Ali, eline sancağı aldı ve yürüdü. Kaleye yaklaşınca çarpışma başladı. Saldırıya geçen bir Yahudi Ali'nin elinden kalkanını düşürdü. Ali (ra) o sırada kalenin yanında bulunan bir kapıyı kendisine kalkan olarak kullandı. Kale fethedilinceye kadar bu kapıyı kalkan olarak kullandı. Sonra o kapıyı, müslümanların üzerinde geçeceği bir köprü yaptı. Naim kalesinden sonra, diğer kaleler teker teker müslümanlar tarafından fethedildiler. En son kale olan Vatih ve Selalim kalelerine sıra geldiğinde, Yahudilerin kalplerini ümitsizlik kaplamaya başladı. Kanlarını ve canlarını bağışlamak üzere Resulullah ile anlaşma teklifini yaptılar. Resulullah (sas), fetih hükmüne göre meyvelerinin yarısını kendilerine bırakıp yarısını da devlete vermek ve arazilerini oturmak üzere kendilerine bıraktı.

Böylece Hayber de İslâmî otoriteye boyun eğmiş oldu. Hayber'in başına gelenleri işitince Fedek Yahudilerinin kalplerini korku sardı. Savaş yapmamak üzere mallarının yarısına karşılık anlaşma yaptılar.
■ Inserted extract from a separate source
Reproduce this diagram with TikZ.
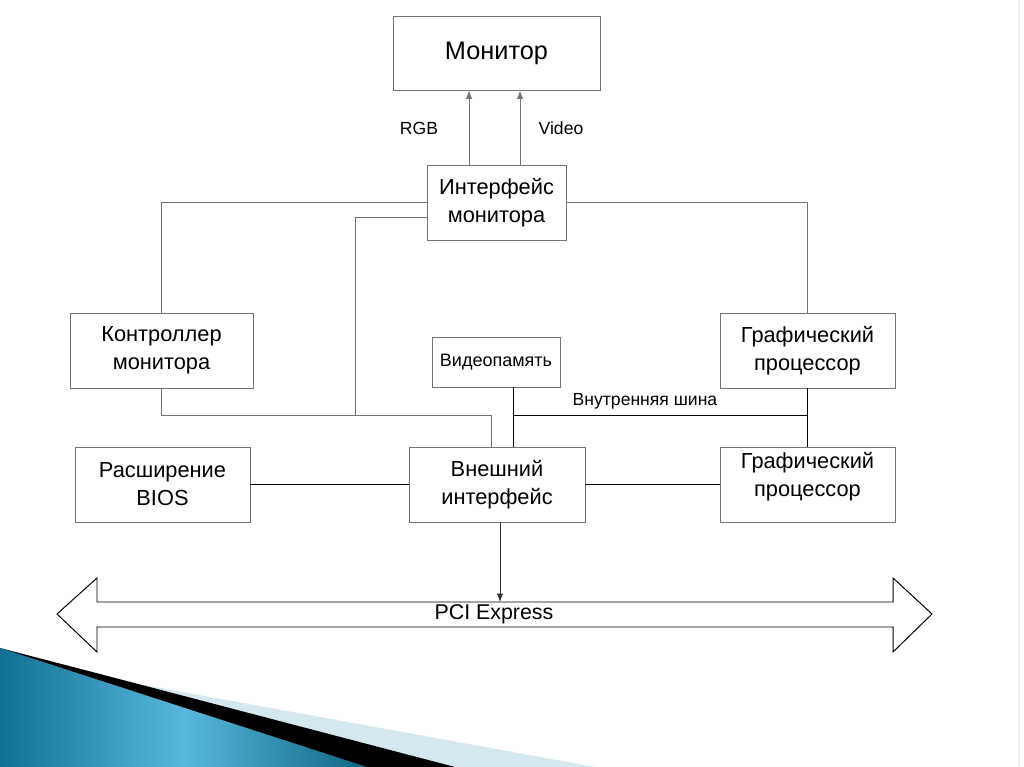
\documentclass[tikz,border=0pt]{standalone}
\usepackage{fontspec}
\setmainfont{Liberation Sans}
\usepackage{xcolor}
\usetikzlibrary{arrows.meta}

\definecolor{boxgray}{RGB}{115,115,115}
\definecolor{slideblue}{RGB}{18,112,146}
\definecolor{slidecyan}{RGB}{88,184,220}
\definecolor{slidepale}{RGB}{214,232,239}

\tikzset{
  unit/.style={draw=boxgray, line width=0.6pt, align=center, inner sep=0pt,
    font=\fontsize{15.5}{20}\selectfont, minimum height=1.875cm},
  link/.style={draw=boxgray, line width=0.6pt},
  bus/.style={draw=black, line width=0.7pt},
  lbl/.style={font=\fontsize{12.5}{15}\selectfont},
  tip/.style={-{Latex[length=6pt,width=4.5pt]}},
}

\begin{document}
\begin{tikzpicture}[x=0.025cm, y=-0.025cm]
  \useasboundingbox (0,0) rectangle (1024,767);
  % slide decoration
  \fill[slidepale] (0,648) -- (100,677) -- (595,767) -- (0,767) -- cycle;
  \fill[black] (0,648) -- (100,674) -- (455,767) -- (0,767) -- cycle;
  \shade[left color=slideblue, right color=slideblue!90!black, middle color=slidecyan]
    (0,648) -- (367,767) -- (0,767) -- cycle;
  \draw[gray!12, line width=1pt] (1019,0) -- (1019,767);

  % blocks
  \node[unit, minimum width=5.175cm, minimum height=1.85cm, font=\fontsize{18}{21}\selectfont] (mon) at (496.5,53) {Монитор};
  \node[unit, minimum width=3.475cm] (ifc) at (496.5,202.5) {Интерфейс\\монитора};
  \node[unit, minimum width=4.575cm] (ctrl) at (161.5,350.5) {Контроллер\\монитора};
  \node[unit, minimum width=3.2cm, minimum height=1.25cm, font=\fontsize{12.8}{15}\selectfont] (vmem) at (496,362) {Видеопамять};
  \node[unit, minimum width=4.375cm] (gpu1) at (807.5,350.5) {Графический\\процессор};
  \node[unit, minimum width=4.375cm] (bios) at (162.5,484.5) {Расширение\\BIOS};
  \node[unit, minimum width=4.4cm] (ext) at (497,484.5) {Внешний\\интерфейс};
  \node[unit, minimum width=4.375cm,
    label={[yshift=0.2cm, align=center, font=\fontsize{15.5}{20}\selectfont]center:Графический\\процессор}] (gpu2) at (807.5,484.5) {};

  % monitor signals
  \draw[link, tip] ([xshift=-0.6875cm]ifc.north) -- ([xshift=-0.6875cm]mon.south);
  \draw[link, tip] ([xshift=0.5875cm]ifc.north) -- ([xshift=0.5875cm]mon.south);
  \node[lbl] (rgb) at (419,128) {RGB};
  \node[lbl] (vid) at (561,128) {Video};

  % control lines
  \coordinate (drop) at (355,415);
  \coordinate (turn) at (491,415);
  \draw[link] (ifc.west) -| (ctrl.north);
  \draw[link] (ifc.east) -| (gpu1.north);
  \draw[link] ([yshift=-0.375cm]ifc.west) -| (drop);
  \draw[link] (ctrl.south) |- (turn) -- (turn |- ext.north);

  % internal bus
  \coordinate (busjoin) at (513,415);
  \draw[bus] (busjoin |- vmem.south) -- (busjoin |- ext.north);
  \draw[bus] (busjoin) -- (busjoin -| gpu1.south);
  \draw[bus] (gpu1.south) -- (gpu2.north);
  \node[lbl] (ibus) at (645,401) {Внутренняя шина};
  \draw[bus] (bios.east) -- (ext.west);
  \draw[bus] (ext.east) -- (gpu2.west);

  % PCI Express
  \draw[line width=0.7pt, line join=miter] (57,614) -- (97,578) -- (97,602) -- (893,602) -- (893,578)
    -- (932,614) -- (893,652) -- (893,627) -- (97,627) -- (97,652) -- cycle;
  \coordinate (pcitop) at (500,602);
  \node[font=\fontsize{15.2}{18}\selectfont] (pci) at (494,614) {PCI Express};
  \draw[link, draw=black!80, tip] (ext.south -| pcitop) -- (pcitop);
\end{tikzpicture}
\end{document}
Resulullah Vadikura yolu ile savaşsız ve kıtalsız olarak Teyma Yahudilerine de cizyeyi kabul ettirdi.

Böylece bütün Yahudiler Resulullah'ın otoritesini kabul etmiş ve kendilerinin sahip oldukları otoriteleri sona ermiş oldu. Resul (sas), Arap Yarımadasında kendisini emniyete almış ve otoritesi her türlü emniyete erişmiş olarak yerleşmiş oldu.